![]() |
Serangan Israel Renggut Nyawa Dokter Kemanusiaan Asal Gaza. Foto : Reuters |
Star News INDONESIA, Jumat, (04 Juli 2025). JAKARTA - Malam belum sepenuhnya jatuh ketika suara dentuman pertama mengguncang langit utara Gaza.
Tak lama kemudian, langit memerah. Api. Asap. Tangis. Lalu sunyi. Sunyi yang hanya bisa diisi oleh jeritan dan sirene ambulans.

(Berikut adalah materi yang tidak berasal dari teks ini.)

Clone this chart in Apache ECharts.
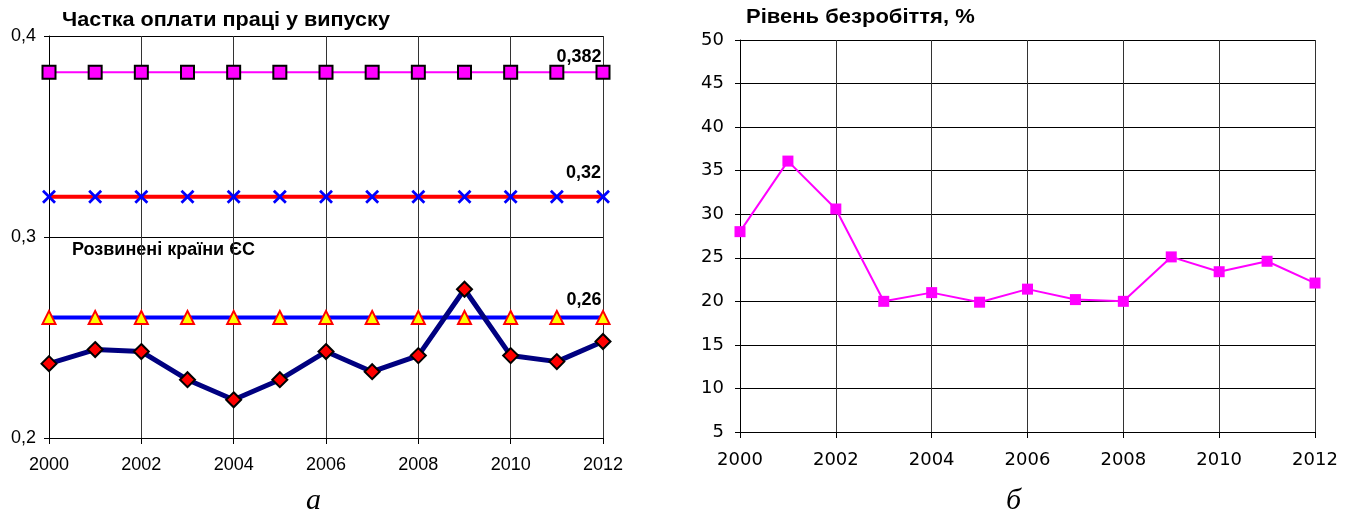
<!DOCTYPE html>
<html>
<head>
<meta charset="utf-8">
<script src="https://cdn.jsdelivr.net/npm/echarts@6/dist/echarts.min.js"></script>
<style>
  html, body { margin: 0; padding: 0; background: #fff; }
  #chart { width: 1356px; height: 529px; }
</style>
</head>
<body>
<div id="chart"></div>
<script>
const years = [2000, 2001, 2002, 2003, 2004, 2005, 2006, 2007, 2008, 2009, 2010, 2011, 2012]

// left panel: labour share in output
const shareTop = [0.382, 0.382, 0.382, 0.382, 0.382, 0.382, 0.382, 0.382, 0.382, 0.382, 0.382, 0.382, 0.382]
const shareMid = [0.32, 0.32, 0.32, 0.32, 0.32, 0.32, 0.32, 0.32, 0.32, 0.32, 0.32, 0.32, 0.32]
const shareEU = [0.26, 0.26, 0.26, 0.26, 0.26, 0.26, 0.26, 0.26, 0.26, 0.26, 0.26, 0.26, 0.26]
const shareActual = [0.237, 0.244, 0.243, 0.229, 0.219, 0.229, 0.243, 0.233, 0.241, 0.274, 0.241, 0.238, 0.248]
const shareTicks = [0.2, 0.3, 0.4]

// right panel: unemployment rate, %
const unemployment = [28.0, 36.1, 30.6, 20.0, 21.0, 19.9, 21.4, 20.2, 20.0, 25.1, 23.4, 24.6, 22.1]

const sans = '"Liberation Sans", Arial, sans-serif'
const wide = '"DejaVu Sans", sans-serif'
const crossPath = 'path://M0,1.4L1.4,0L5,3.6L8.6,0L10,1.4L6.4,5L10,8.6L8.6,10L5,6.4L1.4,10L0,8.6L3.6,5Z'

const pairs = (vals) => years.map((y, i) => [y, vals[i]])
const lastLabel = (text, pos) => ({
  show: true,
  position: pos,
  align: 'right',
  verticalAlign: 'bottom',
  color: '#000',
  fontWeight: 'bold',
  fontSize: 18,
  fontFamily: sans,
  formatter: (p) => (p.dataIndex === years.length - 1 ? text : ''),
})

const xAxisBase = (gridIndex, labelMargin, font, size) => ({
  type: 'value',
  gridIndex,
  min: 2000,
  max: 2012,
  interval: 2,
  axisLine: { show: true, onZero: false, lineStyle: { color: '#000', width: 1 } },
  axisTick: { show: true, length: 6, lineStyle: { color: '#000' } },
  axisLabel: { color: '#000', fontSize: size, fontFamily: font, margin: labelMargin, formatter: (v) => String(v) },
  splitLine: { show: true, lineStyle: { color: '#333', width: 1 } },
})

const chart = echarts.init(document.getElementById('chart'))
chart.setOption({
  animation: false,
  backgroundColor: '#fff',
  graphic: [
    {
      type: 'text', x: 62, y: 20, scaleX: 1.08,
      style: { text: 'Частка оплати праці у випуску', font: 'bold 20px "Liberation Sans", Arial, sans-serif', fill: '#000', verticalAlign: 'middle' },
    },
    {
      type: 'text', x: 746, y: 17, scaleX: 1.1,
      style: { text: 'Рівень безробіття, %', font: 'bold 20px "Liberation Sans", Arial, sans-serif', fill: '#000', verticalAlign: 'middle' },
    },
    {
      type: 'text', x: 72, y: 250,
      style: { text: 'Розвинені країни ЄС', font: 'bold 18px "Liberation Sans", Arial, sans-serif', fill: '#000', verticalAlign: 'middle' },
    },
    {
      type: 'text', left: 306, top: 486,
      style: { text: 'а', font: 'italic 30px "Liberation Serif", "DejaVu Serif", serif', fill: '#000' },
    },
    {
      type: 'text', left: 1006, top: 486,
      style: { text: 'б', font: 'italic 30px "Liberation Serif", "DejaVu Serif", serif', fill: '#000' },
    },
  ],
  grid: [
    { left: 49, right: 753, top: 36, bottom: 91 },
    { left: 740, right: 41, top: 40, bottom: 97 },
  ],
  xAxis: [xAxisBase(0, 18, sans, 18), xAxisBase(1, 19, wide, 18)],
  yAxis: [
    {
      type: 'value',
      gridIndex: 0,
      min: shareTicks[0],
      max: shareTicks[shareTicks.length - 1],
      interval: 0.1,
      axisLine: { show: true, lineStyle: { color: '#000' } },
      axisTick: { show: true, length: 5, lineStyle: { color: '#000' } },
      axisLabel: { color: '#000', fontSize: 18, fontFamily: sans, margin: 13, formatter: (v) => v.toFixed(1).replace('.', ',') },
      splitLine: { show: true, lineStyle: { color: '#000', width: 1 } },
    },
    {
      type: 'value',
      gridIndex: 1,
      min: 5,
      max: 50,
      interval: 5,
      axisLine: { show: true, lineStyle: { color: '#000' } },
      axisTick: { show: true, length: 5, lineStyle: { color: '#000' } },
      axisLabel: { color: '#000', fontSize: 18, fontFamily: wide, margin: 16 },
      splitLine: { show: true, lineStyle: { color: '#000', width: 1 } },
    },
  ],
  series: [
    {
      name: 'top',
      type: 'line',
      xAxisIndex: 0, yAxisIndex: 0,
      data: pairs(shareTop),
      lineStyle: { color: '#ff00ff', width: 2 },
      symbol: 'rect', symbolSize: 13,
      itemStyle: { color: '#ff00ff', borderColor: '#000', borderWidth: 2 },
      label: lastLabel('0,382', [6, 1]),
      z: 3,
    },
    {
      name: 'mid',
      type: 'line',
      xAxisIndex: 0, yAxisIndex: 0,
      data: pairs(shareMid),
      lineStyle: { color: '#ff0000', width: 4 },
      symbol: crossPath, symbolSize: 14,
      itemStyle: { color: '#0000ff', borderWidth: 0 },
      label: lastLabel('0,32', [5, -8]),
      z: 3,
    },
    {
      name: 'eu',
      type: 'line',
      xAxisIndex: 0, yAxisIndex: 0,
      data: pairs(shareEU),
      lineStyle: { color: '#0000ff', width: 4 },
      symbol: 'triangle', symbolSize: 13,
      itemStyle: { color: '#ffff00', borderColor: '#ff0000', borderWidth: 2 },
      label: lastLabel('0,26', [6, -1]),
      z: 3,
    },
    {
      name: 'actual',
      type: 'line',
      xAxisIndex: 0, yAxisIndex: 0,
      data: pairs(shareActual),
      lineStyle: { color: '#000080', width: 5 },
      symbol: 'diamond', symbolSize: 15,
      itemStyle: { color: '#ff0000', borderColor: '#000', borderWidth: 2 },
      z: 4,
    },
    {
      name: 'unemployment',
      type: 'line',
      xAxisIndex: 1, yAxisIndex: 1,
      data: pairs(unemployment),
      lineStyle: { color: '#ff00ff', width: 2 },
      symbol: 'rect', symbolSize: 11,
      itemStyle: { color: '#ff00ff', borderWidth: 0 },
      z: 3,
    },
  ],
})
</script>
</body>
</html>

Itulah malam paling berdarah di Gaza dalam beberapa bulan terakhir. Israel, yang sedang bersiap menuju meja perundingan gencatan senjata, justru mengintensifkan serangan lewat artileri, kapal perang, dan serangan udara yang membabi buta.
Dalam 24 jam terakhir, sekitar 90 warga Palestina tewas, kebanyakan perempuan dan anak-anak.
Total korban minggu ini bisa mencapai 300 jiwa, menurut laporan pejabat medis.
Tapi satu nama membuat dunia terhenyak: Dr. Marwan al-Sultan, direktur Rumah Sakit Indonesia di Gaza.
Ia tewas seketika dalam serangan udara, bersama istrinya dan lima anaknya. Rumah mereka rata dengan tanah. Tak tersisa apa pun—kecuali kenangan tentang seorang dokter yang tak pernah meninggalkan pasiennya bahkan di tengah perang.
Dr. Marwan bukan hanya dokter. Ia adalah simbol harapan. Rumah Sakit Indonesia tempatnya bekerja berdiri sebagai salah satu dari sedikit tempat aman bagi warga Gaza yang luka dan trauma.
Kini, sang pemimpin rumah sakit itu gugur, dan banyak bertanya: siapa lagi yang akan merawat Gaza?
Serangan ini terjadi menjelang pembicaraan damai antara Israel dan Hamas yang akan digelar di Washington. Tapi apa arti “damai” jika satu kota diluluhlantakkan terlebih dahulu?
Israel mengklaim target mereka adalah fasilitas milik Hamas. Tapi siapa bisa menerima itu ketika rumah-rumah warga, RS Indonesia, dan anak-anak sekolah menjadi puing-puing?
"Anak-anak tidak berhenti menangis. Kami kehilangan seluruh blok bangunan," kata seorang warga kepada Reuters. Tim penyelamat bekerja di bawah ancaman bom susulan. Ambulans tidak cukup. Obat menipis. Dan mayat terus berdatangan.
Sementara dunia berdiplomasi, Gaza berdarah.
Indonesia, yang rumah sakitnya kini menjadi kuburan massal, belum mengeluarkan pernyataan resmi terkait kematian Dr. Marwan. Namun media sosial di tanah air banjir duka dan kemarahan.
Nama Dr. Marwan menjadi trending. Sebagian menyebutnya pahlawan. Yang lain, martir kemanusiaan.
Kini, hanya dua pertanyaan tersisa: Berapa banyak nyawa lagi yang harus hilang sebelum kata 'gencatan senjata' benar-benar berarti?
Dan apakah dunia akan diam lagi saat Gaza kembali menjadi titik hitam di hati nurani umat manusia?